Fall in Oregon is a bit like Russian roulette if you're a winemaker. But the gamble--against cool weather, mold, rot and rain--is more than worth it...if you win. On the day I visited Amy Wesselman of Westrey Wine Company at the vineyard she owns and farms in the Dundee Hills with her husband and partner, David Autrey, it looked like Mother Nature might have the upper hand. I had been trying to outrun the rain on the drive over the Eola-Amity Hills from Bethel Heights, but as I bounced along the dirt road that led the Oracle Vineyard the dark, thick clouds told me we were done for.
But Amy was optimistic. Before we climbed into the Gator to head out into the vineyard, she plucked a grape leaf from a nearby vine. It was bright green and healthy and looked like it had been painted with moon dust. More importantly, it was dry. I looked from the leaf to the clouds, and suddenly saw a sprout of sunshine poking through.
Amy and David are certified philosophers (with degrees from Portland's Reed college), and they began learning about wine while Amy was finishing her thesis. Their neighbor, John Paul from Cameron Winery would frequently knock on their door to try and persuade them to come prune for him, or rack wine, whatever he needed help on. So they ditched class and they worked, realizing along the way that they could travel the world and learn to make wine.
The pair make Chardonnay, Pinot Gris and Pinot Noir, and the wines are wonderfully charming and soil-driven. "They produce some of the best value wines in Oregon," says K&L domestic wine buyer Bryan Brick. And none of their wines is more illustrative of that fact than the 2008 Westrey Willamette Valley Pinot Noir ($19.99) mentioned in the video. There are few wines at this price point that offer the same crunchy raspberry and blackberry character or the same minerality, balance and structure.

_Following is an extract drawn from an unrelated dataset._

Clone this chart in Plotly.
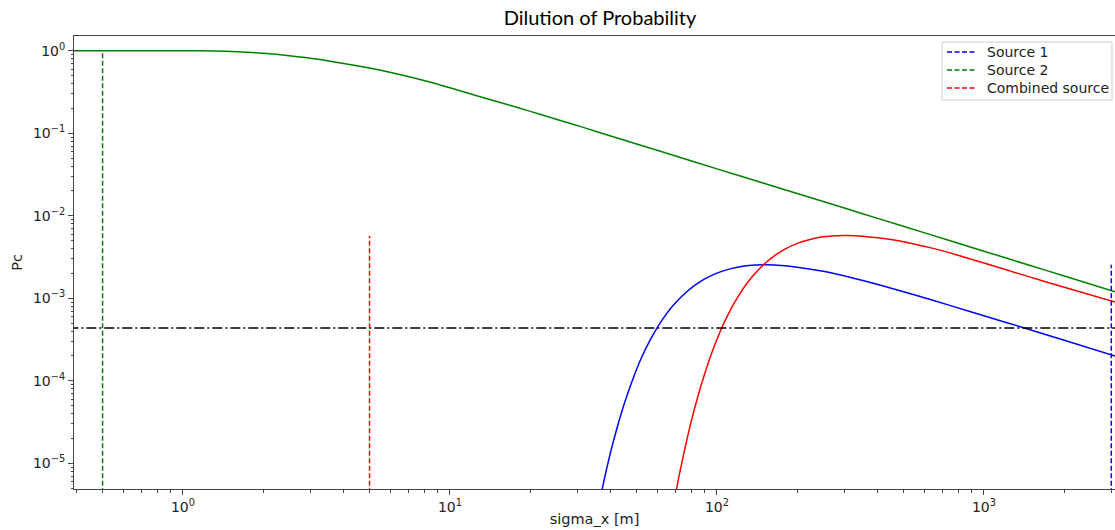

We're also getting in more of the 2008 Westrey "Oracle Vineyard" Dundee Hills Pinot Noir, which is a steal at $24.99, especially given the spectacular 2008 vintage. This wine has that bright raspberry fruit character so characteristic of the Dundee Hills that Amy talks about. Floral notes, garrigue and filigreed-but-firm tannins all get a lift from juicy acidity, making this a wine that will easily cellar if you can hold onto it.
Finally, we'll also be getting in a few more bottles of the 2008 Westrey "Justice Vineyard" Eola-Amity Hills Pinot Noir ($27.99), which is a little more expensive, but worth every penny. This has blacker, jammier fruit than the other two Pinots, a quality you'll find in other wines that use fruit from the site. Farrmed by Mimi and Ted Casteel of Bethel Heights, this is tangy and earthy, with violet overtones, but still incredibly well-integrated and structured.